1 Million People in Times Square For New Year's? Expert Says Not Possible

Times Square likely has fewer than 100,000 revelers on New Year’s Eve, dramatically less than city officials’s estimates, according to an expert interviewed by The Associated Press. New York City authorities have claimed in recent years that the annual ball drop has drawn two million people to the five block-area between 7th Avenue and Broadway, and this figure was once again cited on Friday by Mayor Bill de Blasio.

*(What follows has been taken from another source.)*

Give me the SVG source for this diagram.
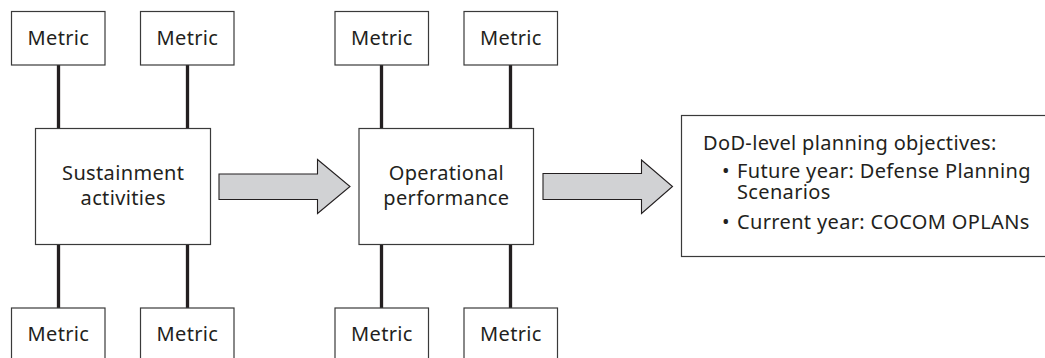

G. Keith Still, a crowd science professor at Manchester Metropolitan University, told the AP that the crowd probably totals fewer than 100,000. “Generally, people are overestimating crowd sizes by 10- to 100-fold,” Still said. “To actually fit 1 million revelers, the city would have to jam more than the equivalent of a sold-out Yankee Stadium on every block of 7th Avenue between Times Square and Central Park — which starts about 15 blocks to the north,” the AP explained. Charles Seife, a mathematician and journalist who’s a professor at New York University, surmised that officials may want to tout a larger-than-life figure because it “helps cement the image of New York City as the center of the universe at a certain date and time.” “How do you count a participant in the Times Square ball drop?” Seife reportedly said. “Is it everyone who can see the ball, or anyone squeezed into a bar in Manhattan?”